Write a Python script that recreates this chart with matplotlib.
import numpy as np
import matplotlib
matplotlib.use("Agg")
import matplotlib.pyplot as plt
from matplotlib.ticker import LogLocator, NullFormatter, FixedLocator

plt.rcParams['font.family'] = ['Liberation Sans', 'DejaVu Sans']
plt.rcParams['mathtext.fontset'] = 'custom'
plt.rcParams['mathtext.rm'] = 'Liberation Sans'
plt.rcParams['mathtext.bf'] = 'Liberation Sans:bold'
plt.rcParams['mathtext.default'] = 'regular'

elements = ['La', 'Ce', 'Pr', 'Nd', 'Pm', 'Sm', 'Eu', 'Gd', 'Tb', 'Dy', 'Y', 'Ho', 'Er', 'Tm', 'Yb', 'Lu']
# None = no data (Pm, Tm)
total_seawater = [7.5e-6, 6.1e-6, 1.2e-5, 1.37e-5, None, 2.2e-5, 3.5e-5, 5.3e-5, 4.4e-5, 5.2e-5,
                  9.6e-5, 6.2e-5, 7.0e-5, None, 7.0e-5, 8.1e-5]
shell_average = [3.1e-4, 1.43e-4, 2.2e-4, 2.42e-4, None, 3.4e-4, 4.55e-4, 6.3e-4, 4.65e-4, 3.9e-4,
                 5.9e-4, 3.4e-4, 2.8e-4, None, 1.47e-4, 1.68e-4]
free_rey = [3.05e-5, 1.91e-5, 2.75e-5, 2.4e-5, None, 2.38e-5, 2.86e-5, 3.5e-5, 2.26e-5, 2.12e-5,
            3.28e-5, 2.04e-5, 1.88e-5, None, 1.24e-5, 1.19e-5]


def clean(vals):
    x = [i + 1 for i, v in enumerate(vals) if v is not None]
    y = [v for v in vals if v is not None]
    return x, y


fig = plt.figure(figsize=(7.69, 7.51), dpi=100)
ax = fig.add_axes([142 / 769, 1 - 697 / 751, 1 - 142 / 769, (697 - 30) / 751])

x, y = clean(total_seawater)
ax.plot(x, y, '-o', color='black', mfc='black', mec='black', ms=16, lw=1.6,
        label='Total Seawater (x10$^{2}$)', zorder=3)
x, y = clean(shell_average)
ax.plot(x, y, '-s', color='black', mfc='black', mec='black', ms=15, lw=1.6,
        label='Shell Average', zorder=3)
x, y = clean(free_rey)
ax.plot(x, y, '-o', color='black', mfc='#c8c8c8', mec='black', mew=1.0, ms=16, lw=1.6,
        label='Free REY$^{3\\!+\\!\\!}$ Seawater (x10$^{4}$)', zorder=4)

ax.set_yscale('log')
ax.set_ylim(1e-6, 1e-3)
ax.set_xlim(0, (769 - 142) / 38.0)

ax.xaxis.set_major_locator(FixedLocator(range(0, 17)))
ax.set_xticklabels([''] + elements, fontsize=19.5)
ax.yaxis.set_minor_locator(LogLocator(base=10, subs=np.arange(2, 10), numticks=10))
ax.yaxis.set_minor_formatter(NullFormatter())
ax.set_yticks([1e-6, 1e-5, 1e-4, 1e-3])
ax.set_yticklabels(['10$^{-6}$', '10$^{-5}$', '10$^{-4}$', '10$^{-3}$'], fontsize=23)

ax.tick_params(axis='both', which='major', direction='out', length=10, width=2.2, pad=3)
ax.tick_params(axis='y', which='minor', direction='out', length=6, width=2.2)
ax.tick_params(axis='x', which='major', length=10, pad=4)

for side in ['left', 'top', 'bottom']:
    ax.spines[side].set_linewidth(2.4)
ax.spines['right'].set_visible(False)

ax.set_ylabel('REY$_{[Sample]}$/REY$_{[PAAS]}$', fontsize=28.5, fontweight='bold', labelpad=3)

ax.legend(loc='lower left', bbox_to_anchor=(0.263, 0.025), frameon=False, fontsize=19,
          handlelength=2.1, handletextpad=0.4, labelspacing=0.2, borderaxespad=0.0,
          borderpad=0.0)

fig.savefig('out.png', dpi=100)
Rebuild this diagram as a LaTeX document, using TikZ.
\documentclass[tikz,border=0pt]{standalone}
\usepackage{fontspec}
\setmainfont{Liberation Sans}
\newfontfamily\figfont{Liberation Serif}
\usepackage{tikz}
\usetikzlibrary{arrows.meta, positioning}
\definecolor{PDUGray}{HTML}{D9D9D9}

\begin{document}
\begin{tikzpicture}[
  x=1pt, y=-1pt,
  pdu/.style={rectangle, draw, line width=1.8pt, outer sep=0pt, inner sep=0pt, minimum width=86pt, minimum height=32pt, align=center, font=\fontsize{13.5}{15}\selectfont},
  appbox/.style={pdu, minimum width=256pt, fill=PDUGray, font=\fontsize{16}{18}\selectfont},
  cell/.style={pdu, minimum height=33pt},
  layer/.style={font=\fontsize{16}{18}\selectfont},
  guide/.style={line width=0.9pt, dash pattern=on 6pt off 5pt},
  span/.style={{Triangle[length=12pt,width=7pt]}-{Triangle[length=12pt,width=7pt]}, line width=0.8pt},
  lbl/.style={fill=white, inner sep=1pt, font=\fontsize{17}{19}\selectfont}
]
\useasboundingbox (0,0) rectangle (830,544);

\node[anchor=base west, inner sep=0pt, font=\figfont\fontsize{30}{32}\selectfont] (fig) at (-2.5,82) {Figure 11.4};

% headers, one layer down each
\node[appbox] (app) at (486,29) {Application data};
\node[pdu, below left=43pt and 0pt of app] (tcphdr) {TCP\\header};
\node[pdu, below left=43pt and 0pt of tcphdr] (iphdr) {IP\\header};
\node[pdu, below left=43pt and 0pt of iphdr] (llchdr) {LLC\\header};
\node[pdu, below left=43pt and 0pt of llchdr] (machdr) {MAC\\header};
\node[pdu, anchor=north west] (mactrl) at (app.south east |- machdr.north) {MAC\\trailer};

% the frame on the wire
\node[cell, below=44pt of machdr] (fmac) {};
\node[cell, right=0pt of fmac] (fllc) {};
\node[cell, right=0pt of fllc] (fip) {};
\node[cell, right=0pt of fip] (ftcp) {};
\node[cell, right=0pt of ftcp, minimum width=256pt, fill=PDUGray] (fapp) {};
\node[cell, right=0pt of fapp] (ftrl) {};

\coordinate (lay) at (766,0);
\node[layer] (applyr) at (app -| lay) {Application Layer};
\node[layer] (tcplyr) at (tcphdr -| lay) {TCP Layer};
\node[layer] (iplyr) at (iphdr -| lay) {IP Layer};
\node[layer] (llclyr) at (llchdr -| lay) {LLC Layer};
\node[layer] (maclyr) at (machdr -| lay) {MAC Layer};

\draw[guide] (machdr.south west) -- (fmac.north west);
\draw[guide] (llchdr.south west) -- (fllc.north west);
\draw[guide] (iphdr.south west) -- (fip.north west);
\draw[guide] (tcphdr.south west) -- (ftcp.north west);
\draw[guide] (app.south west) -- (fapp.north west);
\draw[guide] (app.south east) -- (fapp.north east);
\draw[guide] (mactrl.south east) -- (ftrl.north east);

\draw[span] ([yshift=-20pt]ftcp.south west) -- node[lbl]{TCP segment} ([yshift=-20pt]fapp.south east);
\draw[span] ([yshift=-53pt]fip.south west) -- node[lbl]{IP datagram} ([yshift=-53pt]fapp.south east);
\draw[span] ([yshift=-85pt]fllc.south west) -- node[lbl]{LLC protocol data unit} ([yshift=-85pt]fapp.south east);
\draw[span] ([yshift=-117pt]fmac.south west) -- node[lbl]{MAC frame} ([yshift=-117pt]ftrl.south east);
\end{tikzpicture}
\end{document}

********

State how many lines in the records above contain the word "matplotlib", and give only that number.

5